WHAT YOU HAVE TO DO :: Each line of the listing must be transcribed exactly, except for the images, which should be excluded.

=====

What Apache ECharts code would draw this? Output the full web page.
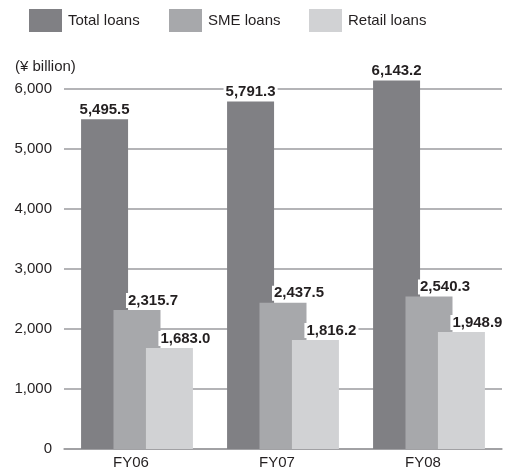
<!DOCTYPE html>
<html>
<head>
<meta charset="utf-8">
<script src="https://cdn.jsdelivr.net/npm/echarts@6/dist/echarts.min.js"></script>
<style>
  html, body { margin: 0; padding: 0; background: #fff; }
  #chart { width: 505px; height: 473px; }
</style>
</head>
<body>
<div id="chart"></div>
<script>
// Fiscal years and loan balances (¥ billion)
const categories = ['FY06', 'FY07', 'FY08'];
const totalLoans = [5495.5, 5791.3, 6143.2];
const smeLoans = [2315.7, 2437.5, 2540.3];
const retailLoans = [1683.0, 1816.2, 1948.9];
const seriesNames = ['Total loans', 'SME loans', 'Retail loans'];
const yTicks = [0, 1000, 2000, 3000, 4000, 5000, 6000];

const FONT = '"Liberation Sans", Arial, Helvetica, sans-serif';
const colors = ['#808084', '#a7a8ab', '#d1d2d4'];

function fmt(v) {
  return v.toLocaleString('en-US', { minimumFractionDigits: 1, maximumFractionDigits: 1 });
}

function valueLabel(offsetX) {
  return {
    show: true,
    position: 'top',
    distance: 2,
    offset: [offsetX, 0],
    fontFamily: FONT,
    fontSize: 15,
    fontWeight: 'bold',
    color: '#231f20',
    backgroundColor: '#fff',
    padding: [0, 2, 0, 2],
    formatter: p => fmt(p.value)
  };
}

const chart = echarts.init(document.getElementById('chart'), null, { renderer: 'canvas' });

function legendAt(name, left) {
  return {
    data: [name],
    left: left,
    top: 9,
    padding: 0,
    itemWidth: 33,
    itemHeight: 23,
    itemGap: 0,
    icon: 'rect',
    selectedMode: false,
    textStyle: { fontFamily: FONT, fontSize: 15, color: '#231f20', padding: [0, 0, 0, 1] }
  };
}

chart.setOption({
  animation: false,
  backgroundColor: '#fff',
  color: colors,
  legend: [
    legendAt(seriesNames[0], 29),
    legendAt(seriesNames[1], 169),
    legendAt(seriesNames[2], 309)
  ],
  graphic: [{
    type: 'text',
    left: 15,
    top: 59,
    style: { text: '(¥ billion)', font: '15px ' + FONT, fill: '#231f20' }
  }],
  grid: { left: 64, right: 3, top: 89, bottom: 24, containLabel: false },
  xAxis: {
    type: 'category',
    data: categories,
    axisLine: { show: true, lineStyle: { color: '#9b9b9f', width: 1.5 } },
    axisTick: { show: false },
    axisLabel: {
      fontFamily: FONT, fontSize: 15, color: '#231f20', margin: 6,
      padding: [0, 12, 0, 0]
    }
  },
  yAxis: {
    type: 'value',
    min: yTicks[0],
    max: yTicks[yTicks.length - 1],
    interval: 1000,
    axisLine: { show: false },
    axisTick: { show: false },
    splitLine: { show: true, lineStyle: { color: '#9b9b9f', width: 1.5 } },
    axisLabel: {
      fontFamily: FONT, fontSize: 15, color: '#231f20', margin: 12,
      formatter: v => v.toLocaleString('en-US')
    }
  },
  series: [
    {
      name: seriesNames[0], type: 'bar', data: totalLoans,
      barWidth: 47, barGap: '-31%', clip: false,
      label: valueLabel(0), z: 2
    },
    {
      name: seriesNames[1], type: 'bar', data: smeLoans,
      barWidth: 47, barGap: '-31%', clip: false,
      label: valueLabel(16), z: 3
    },
    {
      name: seriesNames[2], type: 'bar', data: retailLoans,
      barWidth: 47, barGap: '-31%', clip: false,
      label: valueLabel(16), z: 4
    }
  ]
});
</script>
</body>
</html>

=====

SOLUTION ::
What Apache ECharts code would draw this? Output the full web page.
<!DOCTYPE html>
<html>
<head>
<meta charset="utf-8">
<script src="https://cdn.jsdelivr.net/npm/echarts@6/dist/echarts.min.js"></script>
<style>
  html, body { margin: 0; padding: 0; background: #fff; }
  #chart { width: 505px; height: 473px; }
</style>
</head>
<body>
<div id="chart"></div>
<script>
// Fiscal years and loan balances (¥ billion)
const categories = ['FY06', 'FY07', 'FY08'];
const totalLoans = [5495.5, 5791.3, 6143.2];
const smeLoans = [2315.7, 2437.5, 2540.3];
const retailLoans = [1683.0, 1816.2, 1948.9];
const seriesNames = ['Total loans', 'SME loans', 'Retail loans'];
const yTicks = [0, 1000, 2000, 3000, 4000, 5000, 6000];

const FONT = '"Liberation Sans", Arial, Helvetica, sans-serif';
const colors = ['#808084', '#a7a8ab', '#d1d2d4'];

function fmt(v) {
  return v.toLocaleString('en-US', { minimumFractionDigits: 1, maximumFractionDigits: 1 });
}

function valueLabel(offsetX) {
  return {
    show: true,
    position: 'top',
    distance: 2,
    offset: [offsetX, 0],
    fontFamily: FONT,
    fontSize: 15,
    fontWeight: 'bold',
    color: '#231f20',
    backgroundColor: '#fff',
    padding: [0, 2, 0, 2],
    formatter: p => fmt(p.value)
  };
}

const chart = echarts.init(document.getElementById('chart'), null, { renderer: 'canvas' });

function legendAt(name, left) {
  return {
    data: [name],
    left: left,
    top: 9,
    padding: 0,
    itemWidth: 33,
    itemHeight: 23,
    itemGap: 0,
    icon: 'rect',
    selectedMode: false,
    textStyle: { fontFamily: FONT, fontSize: 15, color: '#231f20', padding: [0, 0, 0, 1] }
  };
}

chart.setOption({
  animation: false,
  backgroundColor: '#fff',
  color: colors,
  legend: [
    legendAt(seriesNames[0], 29),
    legendAt(seriesNames[1], 169),
    legendAt(seriesNames[2], 309)
  ],
  graphic: [{
    type: 'text',
    left: 15,
    top: 59,
    style: { text: '(¥ billion)', font: '15px ' + FONT, fill: '#231f20' }
  }],
  grid: { left: 64, right: 3, top: 89, bottom: 24, containLabel: false },
  xAxis: {
    type: 'category',
    data: categories,
    axisLine: { show: true, lineStyle: { color: '#9b9b9f', width: 1.5 } },
    axisTick: { show: false },
    axisLabel: {
      fontFamily: FONT, fontSize: 15, color: '#231f20', margin: 6,
      padding: [0, 12, 0, 0]
    }
  },
  yAxis: {
    type: 'value',
    min: yTicks[0],
    max: yTicks[yTicks.length - 1],
    interval: 1000,
    axisLine: { show: false },
    axisTick: { show: false },
    splitLine: { show: true, lineStyle: { color: '#9b9b9f', width: 1.5 } },
    axisLabel: {
      fontFamily: FONT, fontSize: 15, color: '#231f20', margin: 12,
      formatter: v => v.toLocaleString('en-US')
    }
  },
  series: [
    {
      name: seriesNames[0], type: 'bar', data: totalLoans,
      barWidth: 47, barGap: '-31%', clip: false,
      label: valueLabel(0), z: 2
    },
    {
      name: seriesNames[1], type: 'bar', data: smeLoans,
      barWidth: 47, barGap: '-31%', clip: false,
      label: valueLabel(16), z: 3
    },
    {
      name: seriesNames[2], type: 'bar', data: retailLoans,
      barWidth: 47, barGap: '-31%', clip: false,
      label: valueLabel(16), z: 4
    }
  ]
});
</script>
</body>
</html>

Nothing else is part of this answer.